◆ **Given problem**:
Restate, exactly and without pictures, the lines from the start of the listing below through the line holding "const wordsInitial = ['V-CST', 'N1-NOM', 'N2-DAT', ''];".

◆ **Data lines**:
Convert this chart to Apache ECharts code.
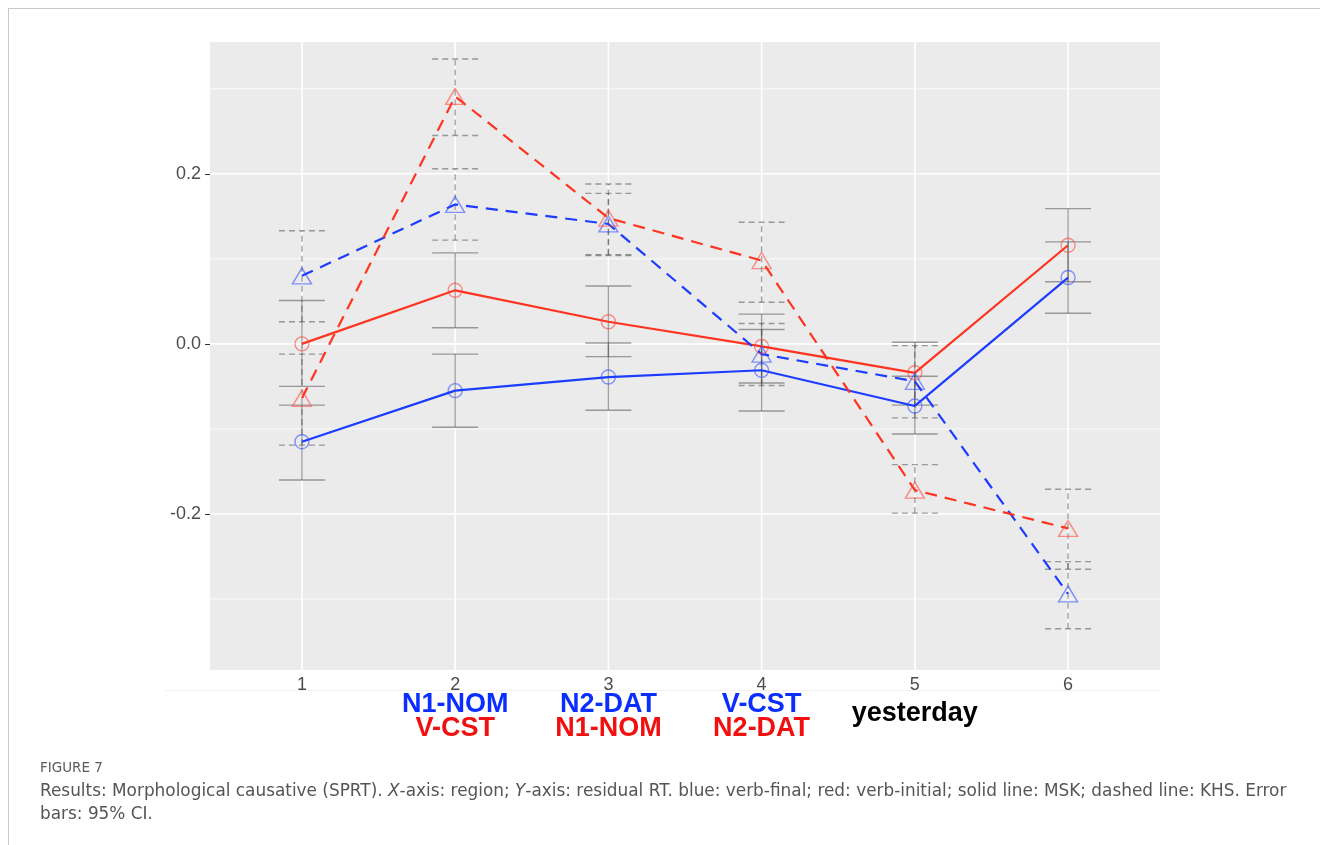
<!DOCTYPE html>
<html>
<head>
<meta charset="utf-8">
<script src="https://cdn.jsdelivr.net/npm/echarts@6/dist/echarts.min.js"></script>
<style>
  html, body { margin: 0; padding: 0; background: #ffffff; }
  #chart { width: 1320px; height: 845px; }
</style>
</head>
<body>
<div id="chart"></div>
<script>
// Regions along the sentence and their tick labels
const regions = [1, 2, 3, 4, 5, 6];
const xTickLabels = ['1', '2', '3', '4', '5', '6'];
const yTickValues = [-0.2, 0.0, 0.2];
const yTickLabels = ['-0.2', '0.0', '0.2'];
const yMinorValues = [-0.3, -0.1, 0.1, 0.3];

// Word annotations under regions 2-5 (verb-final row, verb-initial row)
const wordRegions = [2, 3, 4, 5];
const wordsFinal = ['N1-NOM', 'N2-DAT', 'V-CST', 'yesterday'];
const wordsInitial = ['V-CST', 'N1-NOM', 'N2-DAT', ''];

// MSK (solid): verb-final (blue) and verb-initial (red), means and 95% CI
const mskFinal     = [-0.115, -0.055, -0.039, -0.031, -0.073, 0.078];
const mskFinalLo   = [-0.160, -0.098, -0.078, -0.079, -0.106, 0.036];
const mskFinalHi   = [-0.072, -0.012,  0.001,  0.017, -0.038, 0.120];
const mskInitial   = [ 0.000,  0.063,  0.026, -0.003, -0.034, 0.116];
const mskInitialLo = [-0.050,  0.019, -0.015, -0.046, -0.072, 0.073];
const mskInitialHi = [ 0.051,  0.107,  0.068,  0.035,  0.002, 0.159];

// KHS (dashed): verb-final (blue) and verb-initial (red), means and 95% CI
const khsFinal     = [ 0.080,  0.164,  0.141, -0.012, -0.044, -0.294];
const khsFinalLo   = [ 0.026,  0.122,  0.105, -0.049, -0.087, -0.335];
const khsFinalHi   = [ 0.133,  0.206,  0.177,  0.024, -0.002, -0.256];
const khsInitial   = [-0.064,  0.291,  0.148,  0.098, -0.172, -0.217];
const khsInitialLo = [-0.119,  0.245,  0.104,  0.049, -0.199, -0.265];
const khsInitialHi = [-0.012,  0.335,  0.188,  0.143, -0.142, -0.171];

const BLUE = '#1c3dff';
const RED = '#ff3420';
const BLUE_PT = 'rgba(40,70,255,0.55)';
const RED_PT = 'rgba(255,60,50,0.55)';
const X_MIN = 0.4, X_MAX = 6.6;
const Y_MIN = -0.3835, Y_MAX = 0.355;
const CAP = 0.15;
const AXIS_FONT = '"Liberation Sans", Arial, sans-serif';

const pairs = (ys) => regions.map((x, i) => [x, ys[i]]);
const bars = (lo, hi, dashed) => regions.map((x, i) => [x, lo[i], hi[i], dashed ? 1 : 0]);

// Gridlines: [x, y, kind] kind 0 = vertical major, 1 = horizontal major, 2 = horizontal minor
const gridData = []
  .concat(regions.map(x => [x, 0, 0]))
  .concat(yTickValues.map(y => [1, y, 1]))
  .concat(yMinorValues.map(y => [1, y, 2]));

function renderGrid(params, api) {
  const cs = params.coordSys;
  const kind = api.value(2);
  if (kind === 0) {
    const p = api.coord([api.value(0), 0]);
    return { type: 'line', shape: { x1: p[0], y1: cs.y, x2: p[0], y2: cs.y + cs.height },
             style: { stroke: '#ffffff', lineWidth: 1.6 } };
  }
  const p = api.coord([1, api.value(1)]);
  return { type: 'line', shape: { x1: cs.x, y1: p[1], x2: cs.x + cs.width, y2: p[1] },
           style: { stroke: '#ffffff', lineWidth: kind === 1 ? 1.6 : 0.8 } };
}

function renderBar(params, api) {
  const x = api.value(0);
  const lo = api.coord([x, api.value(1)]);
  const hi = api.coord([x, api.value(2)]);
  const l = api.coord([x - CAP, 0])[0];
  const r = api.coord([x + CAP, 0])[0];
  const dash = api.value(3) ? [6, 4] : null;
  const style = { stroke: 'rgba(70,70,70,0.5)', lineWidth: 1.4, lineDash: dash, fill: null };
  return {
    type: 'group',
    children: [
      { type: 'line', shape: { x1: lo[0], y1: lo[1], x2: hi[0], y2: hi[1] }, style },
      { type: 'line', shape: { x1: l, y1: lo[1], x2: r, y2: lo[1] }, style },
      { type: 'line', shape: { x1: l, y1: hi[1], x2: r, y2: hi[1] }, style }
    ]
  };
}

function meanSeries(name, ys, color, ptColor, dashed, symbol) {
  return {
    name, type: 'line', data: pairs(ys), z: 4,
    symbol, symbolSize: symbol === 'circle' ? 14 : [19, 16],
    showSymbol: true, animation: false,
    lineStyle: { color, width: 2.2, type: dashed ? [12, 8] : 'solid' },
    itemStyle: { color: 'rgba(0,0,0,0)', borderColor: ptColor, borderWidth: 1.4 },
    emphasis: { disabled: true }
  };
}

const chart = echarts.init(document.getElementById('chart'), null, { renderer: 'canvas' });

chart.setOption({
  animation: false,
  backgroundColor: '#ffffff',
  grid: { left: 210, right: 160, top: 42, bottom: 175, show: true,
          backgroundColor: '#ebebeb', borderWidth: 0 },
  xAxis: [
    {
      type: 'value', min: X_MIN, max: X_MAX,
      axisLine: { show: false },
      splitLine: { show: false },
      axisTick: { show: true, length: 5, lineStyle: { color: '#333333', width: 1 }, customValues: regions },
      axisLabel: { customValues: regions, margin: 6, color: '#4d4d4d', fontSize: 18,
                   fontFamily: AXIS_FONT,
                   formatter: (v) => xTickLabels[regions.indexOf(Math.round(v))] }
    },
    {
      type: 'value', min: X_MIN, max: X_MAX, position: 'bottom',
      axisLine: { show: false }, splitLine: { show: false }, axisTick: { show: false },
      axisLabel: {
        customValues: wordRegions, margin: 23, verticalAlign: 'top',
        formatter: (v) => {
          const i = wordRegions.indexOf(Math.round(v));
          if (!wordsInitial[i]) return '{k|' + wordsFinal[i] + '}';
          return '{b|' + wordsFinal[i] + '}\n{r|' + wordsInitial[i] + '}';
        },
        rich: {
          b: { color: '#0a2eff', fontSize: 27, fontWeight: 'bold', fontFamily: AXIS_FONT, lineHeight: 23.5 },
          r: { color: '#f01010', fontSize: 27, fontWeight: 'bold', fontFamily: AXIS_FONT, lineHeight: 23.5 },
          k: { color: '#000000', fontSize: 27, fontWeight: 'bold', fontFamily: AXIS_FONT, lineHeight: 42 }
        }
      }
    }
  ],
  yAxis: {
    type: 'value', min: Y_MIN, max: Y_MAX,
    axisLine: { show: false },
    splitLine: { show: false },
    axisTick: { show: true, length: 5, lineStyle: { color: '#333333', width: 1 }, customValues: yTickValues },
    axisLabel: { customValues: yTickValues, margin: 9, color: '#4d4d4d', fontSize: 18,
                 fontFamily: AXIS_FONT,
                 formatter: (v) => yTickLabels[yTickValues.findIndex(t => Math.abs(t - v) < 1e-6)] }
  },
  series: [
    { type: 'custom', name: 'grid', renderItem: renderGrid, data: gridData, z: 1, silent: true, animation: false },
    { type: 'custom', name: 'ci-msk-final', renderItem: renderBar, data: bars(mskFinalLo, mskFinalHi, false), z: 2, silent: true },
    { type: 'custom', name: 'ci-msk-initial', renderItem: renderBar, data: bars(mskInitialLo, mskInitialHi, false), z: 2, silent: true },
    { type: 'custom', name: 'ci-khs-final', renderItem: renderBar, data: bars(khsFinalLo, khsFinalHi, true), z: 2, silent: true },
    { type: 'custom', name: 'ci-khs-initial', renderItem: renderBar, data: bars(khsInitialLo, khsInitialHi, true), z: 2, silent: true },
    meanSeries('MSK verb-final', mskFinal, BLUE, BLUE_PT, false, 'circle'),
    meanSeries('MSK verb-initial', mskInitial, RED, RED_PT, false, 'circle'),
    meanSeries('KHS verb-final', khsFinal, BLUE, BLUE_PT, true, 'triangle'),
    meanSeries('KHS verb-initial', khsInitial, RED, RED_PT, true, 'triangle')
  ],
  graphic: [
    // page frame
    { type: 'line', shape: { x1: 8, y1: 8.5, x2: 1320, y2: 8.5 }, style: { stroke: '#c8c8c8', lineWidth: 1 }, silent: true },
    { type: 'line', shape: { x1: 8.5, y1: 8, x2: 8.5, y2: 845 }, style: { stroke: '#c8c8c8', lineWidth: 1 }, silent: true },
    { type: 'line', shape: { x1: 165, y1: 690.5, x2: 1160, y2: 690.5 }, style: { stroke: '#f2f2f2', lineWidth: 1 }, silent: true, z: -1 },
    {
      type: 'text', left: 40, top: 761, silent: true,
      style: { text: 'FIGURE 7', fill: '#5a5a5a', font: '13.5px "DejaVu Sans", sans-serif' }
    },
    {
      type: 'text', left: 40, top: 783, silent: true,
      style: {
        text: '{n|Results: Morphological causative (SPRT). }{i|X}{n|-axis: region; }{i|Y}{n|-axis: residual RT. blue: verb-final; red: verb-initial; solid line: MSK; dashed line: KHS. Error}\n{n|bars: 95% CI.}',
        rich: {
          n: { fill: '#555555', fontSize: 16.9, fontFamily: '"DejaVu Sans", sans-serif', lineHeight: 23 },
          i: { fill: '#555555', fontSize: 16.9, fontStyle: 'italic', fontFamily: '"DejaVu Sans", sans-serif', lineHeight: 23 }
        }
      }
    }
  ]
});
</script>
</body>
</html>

◆ **Exercise response**:
Convert this chart to Apache ECharts code.
<!DOCTYPE html>
<html>
<head>
<meta charset="utf-8">
<script src="https://cdn.jsdelivr.net/npm/echarts@6/dist/echarts.min.js"></script>
<style>
  html, body { margin: 0; padding: 0; background: #ffffff; }
  #chart { width: 1320px; height: 845px; }
</style>
</head>
<body>
<div id="chart"></div>
<script>
// Regions along the sentence and their tick labels
const regions = [1, 2, 3, 4, 5, 6];
const xTickLabels = ['1', '2', '3', '4', '5', '6'];
const yTickValues = [-0.2, 0.0, 0.2];
const yTickLabels = ['-0.2', '0.0', '0.2'];
const yMinorValues = [-0.3, -0.1, 0.1, 0.3];

// Word annotations under regions 2-5 (verb-final row, verb-initial row)
const wordRegions = [2, 3, 4, 5];
const wordsFinal = ['N1-NOM', 'N2-DAT', 'V-CST', 'yesterday'];
const wordsInitial = ['V-CST', 'N1-NOM', 'N2-DAT', ''];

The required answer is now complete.